Is there a more algebraic way of solving this vector problem? I am asked to find a vector perpendicular to $\vec a=[4,-2,3]$. Since I know that if two vectors dot product equals zero, they are perpendicular, I made this equation:$$4x-2y+3z=0$$
Where any combination of $x,y,z$ which satisfies the equation will be the corresponding components of a vector perpendicular to $\vec a$.
My problem is that to solve this, I simply see right from the get-go that if $x=1,y=2$ and $z=2$, then the equation is true. Meaning $[1,5,2]$ is perpendicular to $\vec a$.
However, I don't think solving it this way is acceptable. So is there some way to algebraically get $[1,5,2]$ as an answer, rather than just seeing it without doing any calculations?

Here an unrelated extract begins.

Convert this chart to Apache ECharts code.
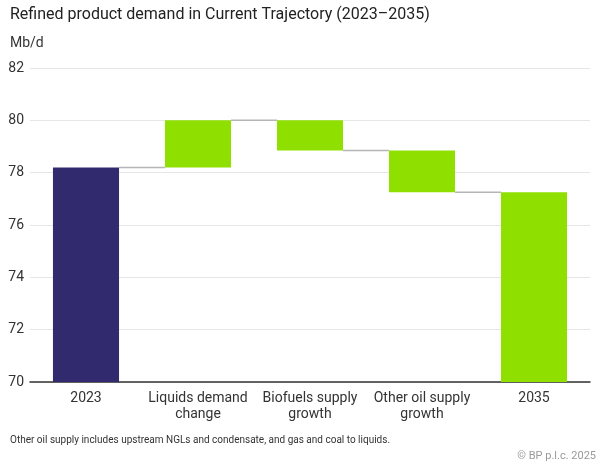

 A: The answer here is: not really.  Why? Because you have one equation, and three unknowns; this means that, unless you do something really goofy, you can pick ANY value for two of the three variables $x,y,z$, and you'll be able to pick a value for the third to make it work.

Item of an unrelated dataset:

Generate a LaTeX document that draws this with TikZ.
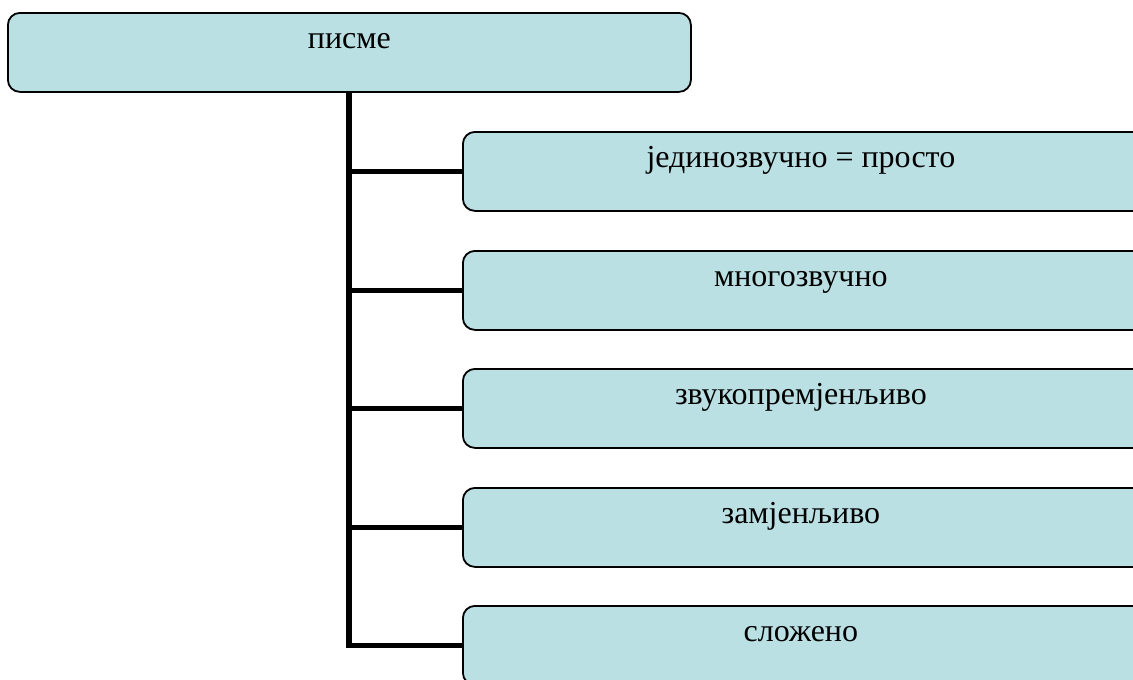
\documentclass[tikz,border=0pt]{standalone}
\usepackage{fontspec}
\setmainfont{Liberation Serif}
\definecolor{boxfill}{RGB}{186,224,228}
\begin{document}
\begin{tikzpicture}[x=1pt,y=-1pt,
  box/.style={draw=black, line width=1.8pt, fill=boxfill, rounded corners=12pt,
    anchor=north west, inner xsep=0pt, inner ysep=0pt,
    text height=36pt, text depth=43pt,
    font=\fontsize{32}{38}\selectfont},
  child/.style={box, minimum width=700pt},
  link/.style={line width=5.5pt, black}]
\useasboundingbox (0,0) rectangle (1133,680);
\clip (0,0) rectangle (1133,680);
\node[box, minimum width=683pt] (top) at (7,12) {писме};
\node[child] (c1) at (462,131) {\hspace*{-24pt}јединозвучно = просто};
\node[child] (c2) at (462,250) {\hspace*{-24pt}многозвучно};
\node[child] (c3) at (462,368) {\hspace*{-24pt}звукопремјенљиво};
\node[child] (c4) at (462,487) {\hspace*{-24pt}замјенљиво};
\node[child] (c5) at (462,605) {\hspace*{-24pt}сложено};
\coordinate (sp) at (349,0);
\draw[link] (top.south -| sp) |- (c5.west);
\foreach \c in {c1,c2,c3,c4}{
  \draw[link] (\c.west -| sp) -- (\c.west);
}
\end{tikzpicture}
\end{document}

For instance: if $x=1$ and $y=7$, then $z=\frac{10}{3}$.
Another way you could do this is to note that for any vector $\vec{b}$, the vector $\vec{a}\times\vec{b}$ is orthogonal to both $\vec{a}$ and $\vec{b}$. Assuming that you want to find a non-zero vector (otherwise $\langle0,0,0\rangle$ always works here!), you could choose any $\vec{b}$ which is not parallel to $\vec{a}$.  For instance: if $\vec{b}=\langle1,1,1\rangle$, then
$$
\vec{a}\times\vec{b}=\langle-5,-1,6\rangle
$$
is orthogonal to both $\vec{a}$ and $\vec{b}$, and therefore in particular it is orthogonal to $\vec{a}$.
A: There is nothing wrong with doing it the way you did, guessing and then checking is part of mathematical problem solving. Alternatively, to get a perpendicular vector, simply take the cross-product with another vector and try to get a nonzero vector.
A: Part of the problem is that there is no unique solution to this equation. So there won't be a method that gives you "the" answer.
However, what you can do is the following: Consider rewriting
$$
4x - 2y + 3z = 0
$$
as
$$
2y = 4x + 3z
$$
or
$$
y =  2x + \frac{3}{2}z
$$
What this tells you is that, no matter your choice of $(x, z)$, that if you pick $y$ as above then you will obtain a solution. In your stated case, you chose $(x, z) = (1, 2)$ which yields that $y = 5$ as you found.